Will the peak occur in three years? I have no idea, since everyone seems to agree that the peak is only visible in the rear view mirror. I do think it's crazy to hear all the OPEC chatter about how there is plenty of oil, no supply issues, plenty of spare capacity, etc. It's odd to hear such counterintuitive things coming out of the mouths of smart people. Last year, we had fighting in Lebanon and the perception that an attack on Iran was imminent and oil prices were about where they are now, and things are pretty quiet in the Middle East at the moment. It seems obvious to me that OPEC is laying the groundwork for no production increase in September. The announcement in September that there will be no production increase will make OPEC appear incredibly greedy, but I don't think the market will seriously question whether the decision not to increase quotas will be because there is no spare capacity. If, on the other hand, a production increase is announced, that could cause oil to drop $15-$20 a barrel, but it would probably be worse in the long run because I don't think that OPEC could deliver higher production quotas, and that would REALLY spook the markets.

How do you trade this? I think the integrateds will find a floor somewhere (though I don't know where--maybe in the 7-11 P/E range) and start to build back from there as they continue to post superb earnings. Over time (20 year timeframe), surely the integrateds will be invited back into some of the nationalized spots to share their expertise (especially if oil prices are significantly higher than right now) and that will be profitable.

The drillers and equipment providers will do well. I have trouble imagining an overinvestment scenario like the 1980s when we've got people wanting to drill at the North Pole, so I don't see a drilling rig glut (though I wonder why GSF has had the ecrap kicked out of it the last week or so).

I fear that alternative energy companies are going to have a boom and bust, as people get very excited about the potential (ala tech boom) and then get very disappointed when they realize that many exciting alternative energies are more expensive and inefficient than the prospectus said.

Coal and the rails should do well, though you've got that counterforce against the rails in the form of a slowing economy.

It seems like there should be an opportunity for GE to make a lot of money as all of this unfolds, since they are in pretty much everything I am mentioning, from trains to oil field service to nuclear reactors to alternative energy.

Heavy equipment and defense contractors seem like great long term plays. I used to be too optimistic to think the defense contractors were really a good long term PO play, but I am beginning to realize that literally the only oil you can depend on in the future may be the oil you can pump within your own borders or defend or capture in other countries (see nationalization in some countries and attacks on infrastructure in others for examples). I predict there will be oil pirates in Jolly Roger flagged tankers robbing drilling platforms, other tankers and tapping pipelines (the leader of these pirates will be someone like Dennis Hopper's character in Waterworld). Terrorists will realize that the best targets have been in their own backyards all along and begin to exploit them in a much larger way (USS Cole-style attacks will begin to occur regularly, much like roadside bombs Iraq--kind of like in the movie Syriana (sp?)). I don't look forward to the first supertanker that gets a huge hole blown in its side by a jihadist-of-the-sea.

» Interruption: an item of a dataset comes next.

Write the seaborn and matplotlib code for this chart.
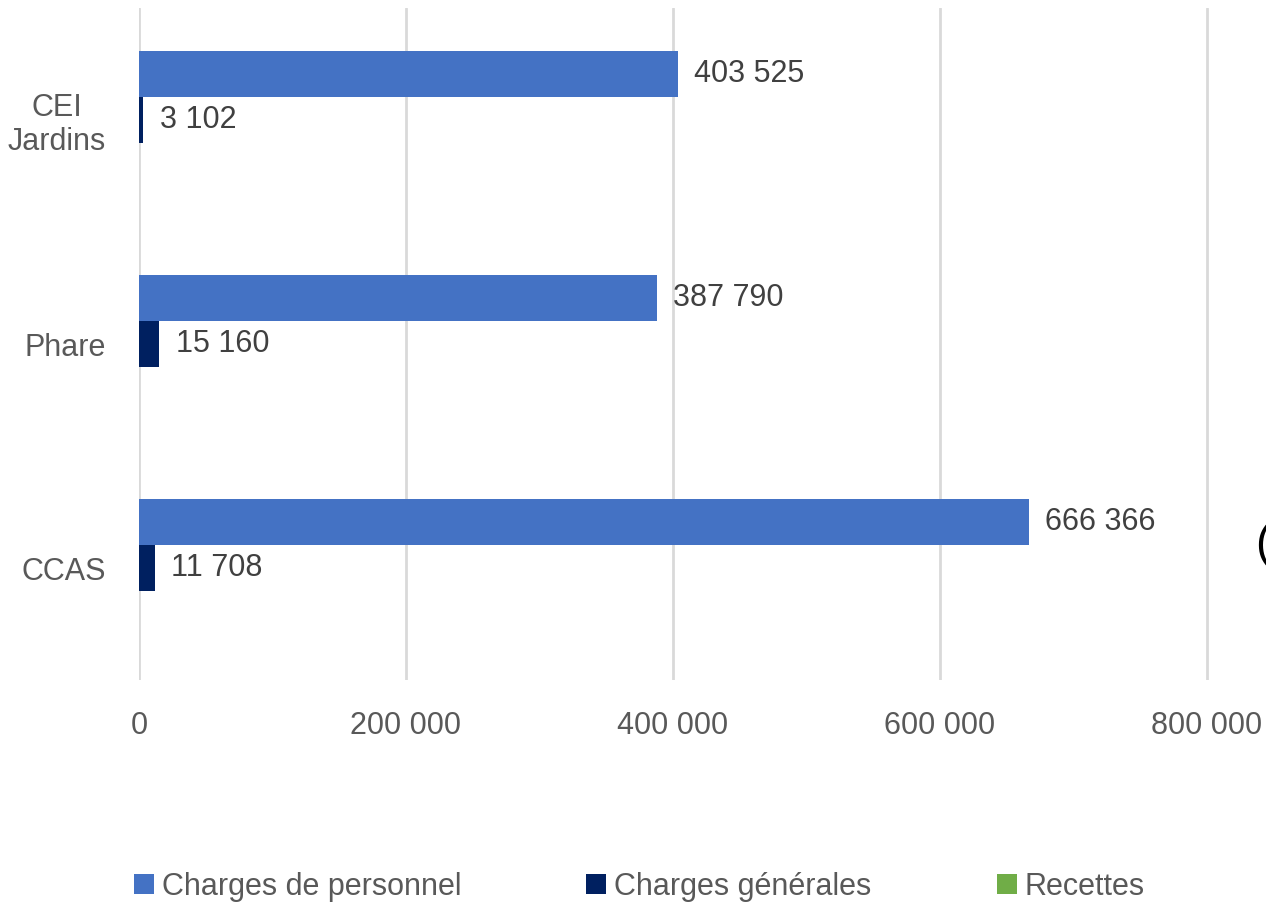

The interaction of the U.S. military and the U.S. integrateds will be interesting to watch. Dick Cheney may be a more pivotal figure in history than people realize right now, in that he seems to have a subtle (and incredibly cynical) vision of the way the military and oil industry can work in symbiosis. Maybe someone should set up an ETF to hold U.S. integrateds, oil field service providers and defense contractors. It could be called the Cheney Doom Fund.

Sorry if the rant was a little light on trading ideas.